REQUIRED TASK:
Output exactly the lines from the first line of the records below through the line containing "ci_lower = [44.4, 42.7, 40.3, 31.2, 17.4]", both included, leaving out any pictures.

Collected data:
»»

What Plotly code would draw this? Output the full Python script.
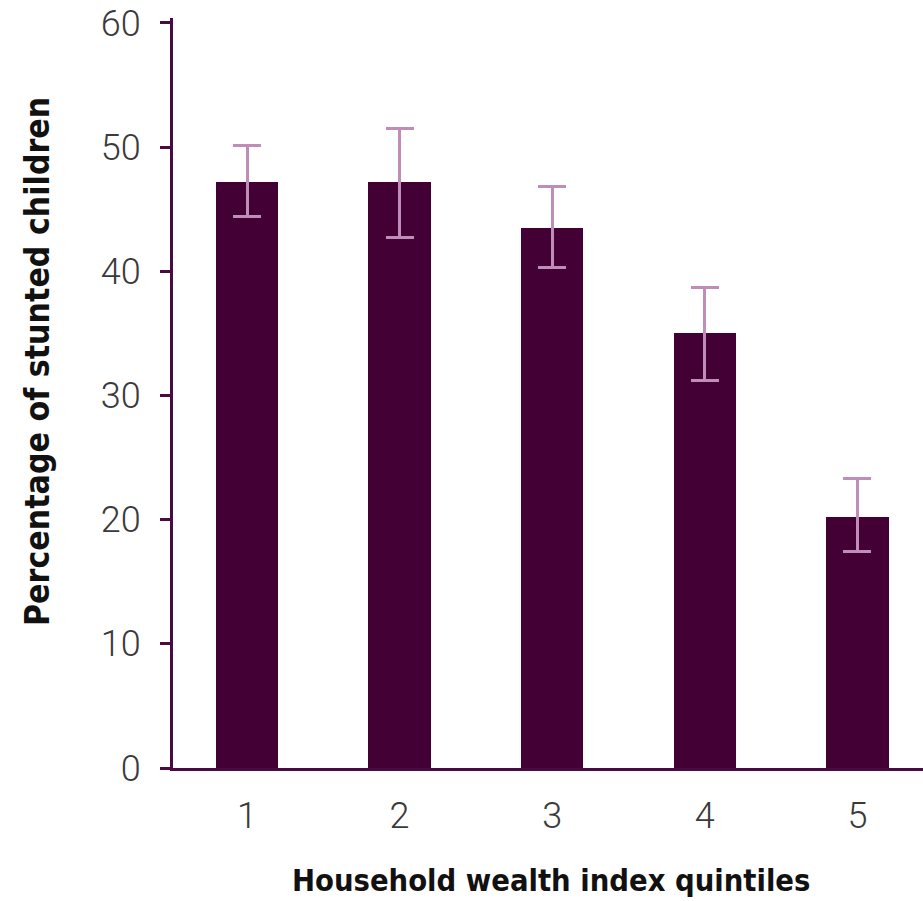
import plotly.graph_objects as go

quintiles = [1, 2, 3, 4, 5]
tick_labels = ["1", "2", "3", "4", "5"]
stunted_pct = [47.2, 47.2, 43.5, 35.0, 20.2]
ci_upper = [50.1, 51.5, 46.8, 38.7, 23.3]
ci_lower = [44.4, 42.7, 40.3, 31.2, 17.4]

err_plus = [u - v for u, v in zip(ci_upper, stunted_pct)]
err_minus = [v - l for v, l in zip(stunted_pct, ci_lower)]

bar_color = "#420035"
axis_color = "#4a0a42"
err_color = "#c08cb8"

fig = go.Figure(
    go.Bar(
        x=quintiles,
        y=stunted_pct,
        width=0.41,
        marker=dict(color=bar_color, line=dict(width=0)),
        error_y=dict(
            type="data",
            symmetric=False,
            array=err_plus,
            arrayminus=err_minus,
            color=err_color,
            thickness=3,
            width=14,
        ),
    )
)

tick_font = dict(family="Roboto, Arial", size=36, color="#3a3a3a", weight=300)
x_title_font = dict(family="DejaVu Sans Condensed, Roboto, Arial", size=30.6, color="#111111")
y_title_font = dict(family="DejaVu Sans Condensed, Roboto, Arial", size=33.5, color="#111111")

top, bottom = 18, 133
plot_w = 923 - 173
plot_h = 901 - top - bottom

fig.update_layout(
    width=923,
    height=901,
    margin=dict(l=173, r=0, t=top, b=bottom),
    plot_bgcolor="white",
    paper_bgcolor="white",
    showlegend=False,
    bargap=0,
    xaxis=dict(
        range=[0.515, 5.43],
        tickvals=quintiles,
        ticktext=tick_labels,
        showgrid=False,
        zeroline=False,
        showline=True,
        linecolor=axis_color,
        linewidth=3,
        ticks="",
        tickfont=tick_font,
        ticklabelstandoff=14,
    ),
    yaxis=dict(
        range=[0, 60.4],
        tickvals=[0, 10, 20, 30, 40, 50, 60],
        showgrid=False,
        zeroline=False,
        showline=True,
        linecolor=axis_color,
        linewidth=3,
        ticks="outside",
        ticklen=10,
        tickwidth=3,
        tickcolor=axis_color,
        tickfont=tick_font,
        ticklabelstandoff=12,
        ticklabeloverflow="allow",
    ),
    annotations=[
        dict(
            text="<b>Household wealth index quintiles</b>",
            x=(551 - 173) / plot_w, y=-(880 - 768) / plot_h,
            xref="paper", yref="paper",
            xanchor="center", yanchor="middle",
            showarrow=False,
            font=x_title_font,
        ),
        dict(
            text="<b>Percentage of stunted children</b>",
            x=-(173 - 37) / plot_w, y=(768 - 362) / plot_h,
            xref="paper", yref="paper",
            xanchor="center", yanchor="middle",
            showarrow=False,
            font=y_title_font,
            textangle=-90,
        ),
    ],
)

fig.write_html("out.html")
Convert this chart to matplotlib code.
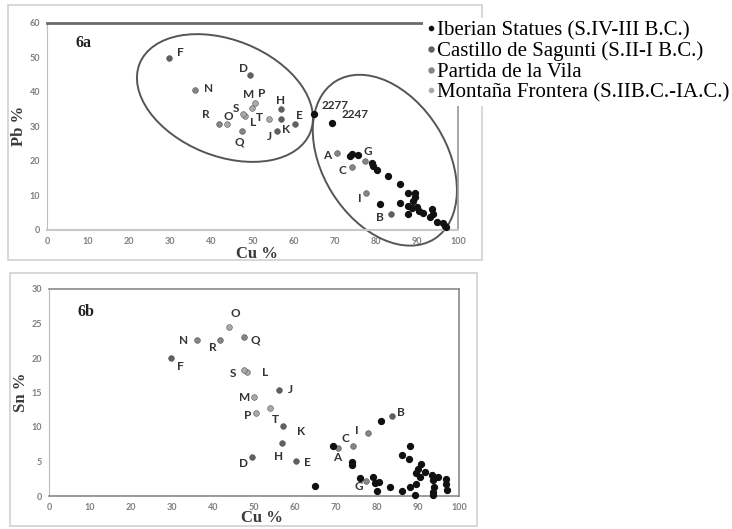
import matplotlib
matplotlib.use("Agg")
import matplotlib.pyplot as plt
from matplotlib.patches import Ellipse, Rectangle
from matplotlib.lines import Line2D
from matplotlib.transforms import ScaledTranslation

# Muestras con letra (mismo Cu en las dos graficas)
letras = ["A", "B", "C", "D", "E", "F", "G", "H", "I", "J",
          "K", "L", "M", "N", "O", "P", "Q", "R", "S", "T"]
cu_letras = [70.6, 83.7, 74.1, 49.4, 60.3, 29.8, 77.4, 56.9, 77.7, 56.0,
             57.0, 48.2, 49.9, 36.1, 43.8, 50.6, 47.5, 41.8, 47.6, 54.0]
pb_letras = [22.2, 4.6, 18.3, 44.8, 30.8, 49.8, 20.0, 34.9, 10.6, 28.6,
             32.1, 33.0, 35.2, 40.5, 30.6, 36.8, 28.7, 30.8, 33.5, 32.1]
sn_letras = [6.9, 11.6, 7.2, 5.6, 5.1, 20.0, 2.2, 7.7, 9.2, 15.4,
             10.1, 17.9, 14.3, 22.6, 24.5, 12.0, 23.0, 22.6, 18.2, 12.8]
grupo_letras = ["P", "C", "P", "C", "C", "C", "P", "C", "P", "C",
                "C", "M", "M", "P", "M", "M", "P", "P", "M", "M"]

# Estatuas ibericas (6a: Cu-Pb, 6b: Cu-Sn)
est_cu_a = [65.0, 69.4, 73.7, 74.2, 75.7, 79.0, 79.4, 80.2, 83.0, 86.0,
            87.9, 89.5, 89.5, 89.1, 81.0, 85.9, 87.9, 88.7, 90.1, 90.6,
            91.6, 87.9, 93.6, 93.8, 93.2, 94.8, 96.4, 96.8, 97.0]
est_pb_a = [33.5, 31.1, 21.4, 21.9, 21.7, 19.3, 18.5, 17.5, 15.6, 13.2,
            10.8, 10.6, 9.5, 8.4, 7.5, 7.9, 6.9, 6.3, 6.7, 5.6,
            5.0, 4.6, 6.0, 4.6, 3.7, 2.4, 1.9, 1.2, 0.9]
est_cu_b = [64.9, 69.3, 81.0, 73.8, 73.8, 75.9, 79.1, 79.4, 80.6, 79.9,
            83.2, 86.2, 88.0, 86.2, 87.9, 90.7, 89.9, 89.5, 91.7, 90.5,
            88.0, 89.5, 89.3, 93.3, 95.0, 93.7, 94.0, 93.7, 93.6, 96.8,
            96.8, 97.0]
est_sn_b = [1.5, 7.2, 10.9, 5.0, 4.5, 2.6, 2.7, 1.9, 2.1, 0.7,
            1.35, 0.7, 7.2, 5.9, 5.3, 4.7, 3.9, 3.4, 3.5, 2.8,
            1.35, 1.7, 0.15, 3.0, 2.8, 2.3, 1.3, 0.6, 0.15, 2.4,
            1.7, 0.9]

colores = {"I": "#111111", "C": "#606060", "P": "#858585", "M": "#a9a9a9"}
leyenda = [("I", "Iberian Statues (S.IV-III B.C.)"),
           ("C", "Castillo de Sagunti (S.II-I B.C.)"),
           ("P", "Partida de la Vila"),
           ("M", "Montaña Frontera (S.IIB.C.-IA.C.)")]

# desplazamiento de las etiquetas en pixeles (x derecha, y abajo)
off_a = {"A": (-10, 2), "B": (-11, 3), "C": (-9, 4), "D": (-7, -7), "E": (5, -8),
         "F": (11, -5), "G": (3, -9), "H": (0, -9), "I": (-7, 5), "J": (-8, 5),
         "K": (5, 10), "L": (8, 7), "M": (-3, -14), "N": (13, -2), "O": (1, -8),
         "P": (7, -9), "Q": (-3, 11), "R": (-13, -9), "S": (-7, -6), "T": (-10, -2)}
off_b = {"A": (-1, 9), "B": (9, -3), "C": (-7, -8), "D": (-8, 6), "E": (11, 2),
         "F": (9, 8), "G": (-8, 6), "H": (-4, 14), "I": (-11, -2), "J": (12, 0),
         "K": (18, 5), "L": (19, 0), "M": (-9, 0), "N": (-13, 0), "O": (7, -13),
         "P": (-9, 2), "Q": (12, 3), "R": (-8, 7), "S": (-11, 3), "T": (5, 12)}

W, H = 732, 529
fig = plt.figure(figsize=(W / 100, H / 100), dpi=100)

# marcos exteriores
for x0, y0, x1, y1 in [(8, 5, 482, 260), (10, 273, 477, 526)]:
    fig.patches.append(Rectangle((x0 / W, 1 - y1 / H), (x1 - x0) / W, (y1 - y0) / H,
                                 transform=fig.transFigure, fill=False,
                                 edgecolor="#d4d4d4", linewidth=1.3))

ax1 = fig.add_axes([47 / W, 1 - 230 / H, (458 - 47) / W, (230 - 22.7) / H])
ax2 = fig.add_axes([49 / W, 1 - 496 / H, (459 - 49) / W, (496 - 289) / H])

lab_font = dict(family="Lato", weight="bold", fontsize=8.5, color="#333333")
eje_font = dict(family="Liberation Serif", weight="bold", fontsize=12, color="#3a3a3a")


def dibujar(ax, yvals, est_cu, est_y, offs):
    for g in ["C", "P", "M"]:
        xs = [c for c, gg in zip(cu_letras, grupo_letras) if gg == g]
        ys = [v for v, gg in zip(yvals, grupo_letras) if gg == g]
        ax.scatter(xs, ys, s=17, color=colores[g], edgecolors="#555555",
                   linewidths=0.4, zorder=3, clip_on=False)
    ax.scatter(est_cu, est_y, s=18, color=colores["I"], zorder=4, clip_on=False)
    for l, c, v in zip(letras, cu_letras, yvals):
        dx, dy = offs[l]
        ax.annotate(l, (c, v), xytext=(dx, -dy), textcoords="offset pixels",
                    ha="center", va="center", **lab_font)
    ax.set_xlim(0, 100)
    ax.set_xticks(range(0, 101, 10))
    ax.tick_params(length=0, labelsize=6.5, labelcolor="#7f7f7f", pad=5)
    for t in ax.get_xticklabels() + ax.get_yticklabels():
        t.set_family("Lato")
        t.set_weight("bold")


# 6a
dibujar(ax1, pb_letras, est_cu_a, est_pb_a, off_a)
ax1.set_ylim(0, 60)
ax1.set_yticks(range(0, 61, 10))
ax1.spines["top"].set_color("#6a6a6a")
ax1.spines["top"].set_linewidth(2)
ax1.spines["right"].set_color("#999999")
ax1.spines["right"].set_linewidth(1.2)
ax1.spines["left"].set_color("#bdbdbd")
ax1.spines["bottom"].set_color("#c8c8c8")
ax1.spines["bottom"].set_linewidth(1.5)
ax1.annotate("2277", (est_cu_a[0], est_pb_a[0]), xytext=(7, 9),
             textcoords="offset pixels", ha="left", va="center", **lab_font)
ax1.annotate("2247", (est_cu_a[1], est_pb_a[1]), xytext=(9, 8),
             textcoords="offset pixels", ha="left", va="center", **lab_font)
ax1.text(0.07, 0.90, "6a", transform=ax1.transAxes, family="Liberation Serif",
         weight="bold", fontsize=11.5, color="#222222", va="center")
ax1.set_xlabel("Cu %", **eje_font)
ax1.xaxis.set_label_coords(0.51, -0.075)
ax1.set_ylabel("Pb %", labelpad=2, **eje_font)

# elipses (centro en datos, ejes en pulgadas)
for (cx, cy), w, h, ang in [((43.3, 38.2), 1.84, 1.16, -22),
                            ((82.2, 20.2), 1.86, 1.24, -58)]:
    tr = fig.dpi_scale_trans + ScaledTranslation(cx, cy, ax1.transData)
    ax1.add_patch(Ellipse((0, 0), w, h, angle=ang, transform=tr, fill=False,
                          edgecolor="#555555", linewidth=1.4, clip_on=False,
                          zorder=2))

# 6b
dibujar(ax2, sn_letras, est_cu_b, est_sn_b, off_b)
ax2.set_ylim(0, 30)
ax2.set_yticks(range(0, 31, 5))
for s in ["top", "right", "bottom"]:
    ax2.spines[s].set_color("#8a8a8a")
    ax2.spines[s].set_linewidth(1.2)
ax2.spines["left"].set_color("#bdbdbd")
ax2.text(0.07, 0.89, "6b", transform=ax2.transAxes, family="Liberation Serif",
         weight="bold", fontsize=11.5, color="#222222", va="center")
ax2.set_xlabel("Cu %", **eje_font)
ax2.xaxis.set_label_coords(0.52, -0.07)
ax2.set_ylabel("Sn %", labelpad=2, **eje_font)

# leyenda
handles = [Line2D([], [], marker="o", linestyle="none", markersize=3 if g in "IM" else 3.6,
                  color=colores[g]) for g, _ in leyenda]
leg = fig.legend(handles, [t for _, t in leyenda], loc="upper left",
                 bbox_to_anchor=(423 / W, 1 - 18 / H), frameon=True,
                 facecolor="white", edgecolor="none", framealpha=1,
                 prop={"family": "Liberation Serif", "size": 15},
                 handlelength=0.42, handletextpad=0.12, labelspacing=0.05,
                 borderpad=0.15, borderaxespad=0)
leg.set_zorder(10)

fig.savefig("out.png", dpi=100)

««

COMPLETED TASK:
What Plotly code would draw this? Output the full Python script.
import plotly.graph_objects as go

quintiles = [1, 2, 3, 4, 5]
tick_labels = ["1", "2", "3", "4", "5"]
stunted_pct = [47.2, 47.2, 43.5, 35.0, 20.2]
ci_upper = [50.1, 51.5, 46.8, 38.7, 23.3]
ci_lower = [44.4, 42.7, 40.3, 31.2, 17.4]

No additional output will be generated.